Underestimated Speaker McCarthy Emerges from Debt Deal Empowered but Still Threatened by Far Right


Speaker of the House Kevin McCarthy is a political survivor. 

The Republican leader negotiated the overwhelming passage of the budget and debt ceiling deal with President Joe Biden and proved the naysayers wrong. He pushed a reluctant White House to the negotiating table and delivered votes from the House Republican majority to seal the deal. 

“You still ask the same questions each week: Do you think you can pass the bill this week? Do you think you will still be speaker next week?” McCarthy chided reporters following Wednesday’s vote late at night. 

“Keep underestimating us,” said McCarthy, “and we’ll keep proving to the American public that we’ve never given up.”

After entering the speaker’s office, viewed as one of the weakest speakers in modern memory, McCarthy strengthened his grip during the debt ceiling battle. 

While ultra-conservatives are still calling for McCarthy’s ouster, complaining the debt ceiling deal didn’t go far enough to cut spending, they lack the numbers to execute the plan. Frustrated by the agreement, they flexed their power this week and threatened to remove him from office.

“There’s going to be a reckoning,” said GOP Representative Chip Roy of Texas. “It’s war,” warned North Carolina Republican Representative Dan Bishop.

After the roll call vote Wednesday, when Democrats delivered more votes than Republicans to pass the debt ceiling package, GOP Rep.
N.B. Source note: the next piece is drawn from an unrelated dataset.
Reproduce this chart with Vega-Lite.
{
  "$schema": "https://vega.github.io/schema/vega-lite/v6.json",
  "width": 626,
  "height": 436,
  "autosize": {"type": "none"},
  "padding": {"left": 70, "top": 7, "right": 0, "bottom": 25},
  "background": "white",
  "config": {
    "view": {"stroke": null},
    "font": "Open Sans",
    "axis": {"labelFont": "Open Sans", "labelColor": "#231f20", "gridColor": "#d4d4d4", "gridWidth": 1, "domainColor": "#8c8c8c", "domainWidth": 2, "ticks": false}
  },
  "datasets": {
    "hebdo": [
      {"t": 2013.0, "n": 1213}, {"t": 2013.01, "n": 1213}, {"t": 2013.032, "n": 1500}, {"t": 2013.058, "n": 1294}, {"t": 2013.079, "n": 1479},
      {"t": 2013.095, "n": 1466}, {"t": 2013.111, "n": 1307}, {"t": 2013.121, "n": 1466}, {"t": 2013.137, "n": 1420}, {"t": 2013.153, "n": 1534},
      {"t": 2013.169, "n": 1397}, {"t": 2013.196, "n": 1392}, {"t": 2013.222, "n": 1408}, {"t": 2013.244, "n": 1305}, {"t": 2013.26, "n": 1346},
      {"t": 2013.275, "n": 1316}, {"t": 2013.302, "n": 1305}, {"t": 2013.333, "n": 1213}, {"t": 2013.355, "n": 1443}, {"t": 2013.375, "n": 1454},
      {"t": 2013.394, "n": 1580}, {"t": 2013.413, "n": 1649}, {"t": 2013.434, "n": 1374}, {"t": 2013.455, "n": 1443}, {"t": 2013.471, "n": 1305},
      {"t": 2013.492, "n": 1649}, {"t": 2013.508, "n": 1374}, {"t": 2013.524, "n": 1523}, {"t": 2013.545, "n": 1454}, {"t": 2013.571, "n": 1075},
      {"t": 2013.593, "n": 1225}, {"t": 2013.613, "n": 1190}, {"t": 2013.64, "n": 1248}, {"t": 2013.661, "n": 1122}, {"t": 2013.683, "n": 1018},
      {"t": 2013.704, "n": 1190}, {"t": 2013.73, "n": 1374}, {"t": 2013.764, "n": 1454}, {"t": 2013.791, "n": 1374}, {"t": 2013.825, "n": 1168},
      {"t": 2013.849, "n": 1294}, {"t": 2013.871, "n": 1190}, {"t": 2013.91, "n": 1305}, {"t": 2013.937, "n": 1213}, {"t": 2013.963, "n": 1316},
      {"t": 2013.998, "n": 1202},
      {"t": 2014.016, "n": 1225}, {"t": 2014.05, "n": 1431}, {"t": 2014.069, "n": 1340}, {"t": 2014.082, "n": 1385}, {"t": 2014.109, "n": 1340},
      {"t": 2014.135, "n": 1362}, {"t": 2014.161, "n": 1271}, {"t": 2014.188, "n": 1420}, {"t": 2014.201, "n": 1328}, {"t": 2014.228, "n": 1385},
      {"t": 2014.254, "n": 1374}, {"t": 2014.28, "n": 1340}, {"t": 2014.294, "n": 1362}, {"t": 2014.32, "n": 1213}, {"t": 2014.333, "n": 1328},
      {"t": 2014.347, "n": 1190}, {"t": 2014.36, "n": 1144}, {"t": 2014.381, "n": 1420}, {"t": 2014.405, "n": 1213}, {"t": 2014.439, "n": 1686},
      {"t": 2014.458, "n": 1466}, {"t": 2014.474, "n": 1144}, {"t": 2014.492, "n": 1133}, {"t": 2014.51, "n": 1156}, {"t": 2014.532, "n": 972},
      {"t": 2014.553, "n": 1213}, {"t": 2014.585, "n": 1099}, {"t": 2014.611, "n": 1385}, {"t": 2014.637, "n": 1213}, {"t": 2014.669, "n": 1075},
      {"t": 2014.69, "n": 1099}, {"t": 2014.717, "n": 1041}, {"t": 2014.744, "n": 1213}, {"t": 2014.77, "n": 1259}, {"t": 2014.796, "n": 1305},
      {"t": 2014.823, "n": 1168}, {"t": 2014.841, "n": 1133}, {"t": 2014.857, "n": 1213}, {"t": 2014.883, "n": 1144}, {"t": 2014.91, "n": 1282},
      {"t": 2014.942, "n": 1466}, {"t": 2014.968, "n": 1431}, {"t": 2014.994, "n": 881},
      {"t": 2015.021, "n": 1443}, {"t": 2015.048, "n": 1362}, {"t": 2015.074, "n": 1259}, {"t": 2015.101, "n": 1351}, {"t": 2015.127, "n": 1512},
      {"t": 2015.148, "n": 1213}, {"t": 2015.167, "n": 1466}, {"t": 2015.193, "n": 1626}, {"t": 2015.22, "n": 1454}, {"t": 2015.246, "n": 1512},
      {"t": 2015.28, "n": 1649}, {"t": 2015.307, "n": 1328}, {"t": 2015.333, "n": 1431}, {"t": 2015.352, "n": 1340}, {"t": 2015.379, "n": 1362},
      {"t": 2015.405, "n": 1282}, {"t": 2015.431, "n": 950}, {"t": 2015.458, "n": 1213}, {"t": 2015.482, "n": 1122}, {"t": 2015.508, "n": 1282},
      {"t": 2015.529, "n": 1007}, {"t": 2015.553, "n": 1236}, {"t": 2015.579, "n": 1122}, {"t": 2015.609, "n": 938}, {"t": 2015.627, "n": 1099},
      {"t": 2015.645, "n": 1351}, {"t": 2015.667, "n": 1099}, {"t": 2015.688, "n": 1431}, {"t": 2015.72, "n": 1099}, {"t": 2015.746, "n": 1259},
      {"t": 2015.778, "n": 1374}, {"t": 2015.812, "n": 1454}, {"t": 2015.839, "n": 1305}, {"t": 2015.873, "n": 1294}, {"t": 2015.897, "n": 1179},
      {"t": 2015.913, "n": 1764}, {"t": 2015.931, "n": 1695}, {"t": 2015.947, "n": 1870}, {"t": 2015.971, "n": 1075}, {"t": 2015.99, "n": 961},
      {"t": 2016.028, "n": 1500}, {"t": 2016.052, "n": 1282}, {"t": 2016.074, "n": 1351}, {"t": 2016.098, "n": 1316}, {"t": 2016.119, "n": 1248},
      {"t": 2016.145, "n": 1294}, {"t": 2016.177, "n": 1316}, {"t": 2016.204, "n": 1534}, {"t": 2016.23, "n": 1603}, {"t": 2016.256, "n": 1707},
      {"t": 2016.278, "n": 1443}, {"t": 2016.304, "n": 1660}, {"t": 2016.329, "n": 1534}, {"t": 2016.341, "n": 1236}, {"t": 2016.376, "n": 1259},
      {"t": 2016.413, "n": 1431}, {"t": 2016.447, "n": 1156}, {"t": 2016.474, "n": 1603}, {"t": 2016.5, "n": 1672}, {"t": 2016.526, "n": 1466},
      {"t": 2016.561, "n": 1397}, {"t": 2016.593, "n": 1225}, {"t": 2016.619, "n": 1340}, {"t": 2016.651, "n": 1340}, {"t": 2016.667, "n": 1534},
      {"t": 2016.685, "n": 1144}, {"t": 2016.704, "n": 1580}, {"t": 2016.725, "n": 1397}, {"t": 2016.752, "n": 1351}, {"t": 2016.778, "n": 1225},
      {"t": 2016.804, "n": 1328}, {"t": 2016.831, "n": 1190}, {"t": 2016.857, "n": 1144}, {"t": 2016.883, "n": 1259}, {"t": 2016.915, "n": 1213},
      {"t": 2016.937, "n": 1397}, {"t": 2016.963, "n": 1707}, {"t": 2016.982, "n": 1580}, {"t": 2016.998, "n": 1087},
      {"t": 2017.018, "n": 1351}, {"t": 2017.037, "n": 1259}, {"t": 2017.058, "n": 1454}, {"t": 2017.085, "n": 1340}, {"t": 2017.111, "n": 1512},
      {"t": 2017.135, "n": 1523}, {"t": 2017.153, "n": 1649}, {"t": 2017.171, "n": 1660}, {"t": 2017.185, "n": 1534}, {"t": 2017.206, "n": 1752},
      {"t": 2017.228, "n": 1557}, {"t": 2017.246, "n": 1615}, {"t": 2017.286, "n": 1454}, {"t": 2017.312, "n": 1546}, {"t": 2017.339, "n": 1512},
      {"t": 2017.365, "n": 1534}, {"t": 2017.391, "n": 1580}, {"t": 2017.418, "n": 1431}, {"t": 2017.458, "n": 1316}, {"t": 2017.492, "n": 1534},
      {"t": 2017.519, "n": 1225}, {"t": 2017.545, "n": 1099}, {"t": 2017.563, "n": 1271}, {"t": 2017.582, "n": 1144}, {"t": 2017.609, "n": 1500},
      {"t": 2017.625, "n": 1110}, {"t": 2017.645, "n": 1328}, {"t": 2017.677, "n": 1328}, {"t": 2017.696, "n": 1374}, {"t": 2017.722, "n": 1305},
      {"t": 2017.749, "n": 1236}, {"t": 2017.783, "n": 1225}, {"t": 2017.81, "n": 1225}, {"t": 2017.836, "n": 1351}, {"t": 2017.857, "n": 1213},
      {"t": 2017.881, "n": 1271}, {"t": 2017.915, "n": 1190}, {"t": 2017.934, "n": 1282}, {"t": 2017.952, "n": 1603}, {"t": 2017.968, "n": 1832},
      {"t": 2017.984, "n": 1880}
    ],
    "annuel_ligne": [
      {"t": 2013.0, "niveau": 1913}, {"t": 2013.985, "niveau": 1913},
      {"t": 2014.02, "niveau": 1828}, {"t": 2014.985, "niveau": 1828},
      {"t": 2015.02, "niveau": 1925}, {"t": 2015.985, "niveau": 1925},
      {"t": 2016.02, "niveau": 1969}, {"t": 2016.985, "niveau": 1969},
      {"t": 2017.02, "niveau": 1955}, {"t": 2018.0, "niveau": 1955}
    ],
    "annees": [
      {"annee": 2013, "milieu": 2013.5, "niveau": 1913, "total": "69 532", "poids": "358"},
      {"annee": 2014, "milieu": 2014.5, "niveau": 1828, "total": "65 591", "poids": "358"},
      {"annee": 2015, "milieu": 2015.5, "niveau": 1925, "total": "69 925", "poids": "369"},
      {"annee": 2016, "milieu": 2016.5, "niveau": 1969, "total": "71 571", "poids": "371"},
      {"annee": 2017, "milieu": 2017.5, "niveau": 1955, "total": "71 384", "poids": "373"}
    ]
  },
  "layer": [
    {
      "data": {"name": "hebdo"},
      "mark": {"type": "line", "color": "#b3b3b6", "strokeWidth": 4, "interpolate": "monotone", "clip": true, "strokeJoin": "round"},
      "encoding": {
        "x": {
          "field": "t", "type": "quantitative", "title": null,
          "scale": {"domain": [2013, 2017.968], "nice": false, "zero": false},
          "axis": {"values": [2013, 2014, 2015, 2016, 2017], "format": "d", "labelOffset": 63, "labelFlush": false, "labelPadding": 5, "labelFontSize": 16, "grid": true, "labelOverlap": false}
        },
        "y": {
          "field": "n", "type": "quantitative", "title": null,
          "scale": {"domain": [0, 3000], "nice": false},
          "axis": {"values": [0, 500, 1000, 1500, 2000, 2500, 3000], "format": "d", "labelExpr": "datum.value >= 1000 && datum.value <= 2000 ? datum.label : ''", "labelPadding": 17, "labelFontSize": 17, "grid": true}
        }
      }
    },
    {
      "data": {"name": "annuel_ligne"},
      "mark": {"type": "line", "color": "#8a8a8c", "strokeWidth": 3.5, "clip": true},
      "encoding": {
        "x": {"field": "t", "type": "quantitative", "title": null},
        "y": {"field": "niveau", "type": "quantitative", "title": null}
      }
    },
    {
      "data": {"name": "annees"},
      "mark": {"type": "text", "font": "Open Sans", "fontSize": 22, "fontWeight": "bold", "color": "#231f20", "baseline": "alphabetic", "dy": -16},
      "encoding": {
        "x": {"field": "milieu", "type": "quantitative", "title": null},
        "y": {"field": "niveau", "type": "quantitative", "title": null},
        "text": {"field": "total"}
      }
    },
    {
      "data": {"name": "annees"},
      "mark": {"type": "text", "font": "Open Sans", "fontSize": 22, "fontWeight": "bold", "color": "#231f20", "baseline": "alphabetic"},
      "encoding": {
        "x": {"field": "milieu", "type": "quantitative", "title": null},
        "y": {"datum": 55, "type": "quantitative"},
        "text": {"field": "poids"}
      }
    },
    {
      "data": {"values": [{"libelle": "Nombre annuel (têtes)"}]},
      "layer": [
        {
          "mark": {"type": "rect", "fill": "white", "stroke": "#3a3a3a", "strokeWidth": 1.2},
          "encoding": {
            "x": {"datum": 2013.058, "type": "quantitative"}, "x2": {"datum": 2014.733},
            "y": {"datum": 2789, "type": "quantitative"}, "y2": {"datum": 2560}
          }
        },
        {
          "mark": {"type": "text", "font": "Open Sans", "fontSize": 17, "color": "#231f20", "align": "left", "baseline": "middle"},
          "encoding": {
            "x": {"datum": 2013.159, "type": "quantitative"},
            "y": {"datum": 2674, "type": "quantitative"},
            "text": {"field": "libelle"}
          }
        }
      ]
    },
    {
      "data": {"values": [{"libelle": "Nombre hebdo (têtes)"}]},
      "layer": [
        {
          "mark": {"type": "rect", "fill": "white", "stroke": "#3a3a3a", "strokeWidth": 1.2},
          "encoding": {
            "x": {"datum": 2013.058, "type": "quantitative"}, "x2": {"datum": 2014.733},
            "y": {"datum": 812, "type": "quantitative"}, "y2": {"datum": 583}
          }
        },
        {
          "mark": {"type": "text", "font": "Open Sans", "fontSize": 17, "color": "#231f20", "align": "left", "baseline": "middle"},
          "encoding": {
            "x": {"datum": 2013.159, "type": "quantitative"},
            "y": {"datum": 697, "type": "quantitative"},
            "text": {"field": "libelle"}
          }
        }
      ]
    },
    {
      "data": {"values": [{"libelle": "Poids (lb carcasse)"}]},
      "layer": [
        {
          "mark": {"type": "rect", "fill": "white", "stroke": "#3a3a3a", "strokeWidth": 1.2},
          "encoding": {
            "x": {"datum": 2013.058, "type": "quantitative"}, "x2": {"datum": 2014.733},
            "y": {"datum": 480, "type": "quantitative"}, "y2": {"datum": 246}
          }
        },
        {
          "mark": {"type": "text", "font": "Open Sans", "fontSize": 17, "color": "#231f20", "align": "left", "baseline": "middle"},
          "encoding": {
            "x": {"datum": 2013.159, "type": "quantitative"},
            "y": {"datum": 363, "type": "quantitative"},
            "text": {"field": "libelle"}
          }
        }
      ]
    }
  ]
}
Ken Buck of Colorado predicted the vote to remove the senator would be underway in just a matter of weeks.

“Stay tuned,” he said. 

Republicans cheered the $1.5 trillion in spending cuts buoyed by the package on its way to becoming a law. They achieved the victory by holding their slim majority together, bringing Democrats along to support the compromise, and taking the fight directly to the White House. 

The GOP vowed to keep pressing for more.

“Kevin McCarthy’s stock is trading higher now than it has in any point of his congressional career,” said GOP Representative Dusty Johnson of South Dakota. “I would be quite surprised by any motion to vacate. 

Within weeks of taking the speaker’s position, McCarthy requested a meeting with the president at the White House amid the impending debt ceiling disaster. The White House ignored him. 

For almost 100 days, the president refused to meet over the debt limit. The White House said Biden wasn’t willing to risk a U.S. default by haggling over budgets. Democrats demanded that the new GOP majority “show us their plan,” — knowing it would be near impossible for Speaker McCarthy to pass anything from the razor-thin House Republican majority. 

However, McCarthy did just that. He convinced Republicans in the House to pass their own spending cuts and debt ceiling plan. 

The feat was an achievement for the House GOP and a significant confidence-builder for the new majority. It was also an opening offer to the White House. 

President Biden agreed to meet with negotiators after House passed spending cuts, debt ceiling plan

A week after the vote, the president brought Speaker McCarthy and other congressional leaders to the White House. They all agreed to launch negotiations as they approached the June deadline to lift the nation’s borrowing limit, which now stands at $31 trillion, or risk economic upheaval and a cascading federal default.  

When McCarthy finally announced that he and President Biden had reached a deal Sunday evening, Memorial Day weekend, the exhausting process was taking its toll. The speaker’s voice was raspy, and he kept his remarks short.

“Underestimated? For damn sure. Kevin McCarthy has always been underestimated,” said one of the deal’s negotiators, GOP Representative Patrick McHenry of North Carolina. The votes, he said, “prove out why that is the wrong proposition here in Washington.”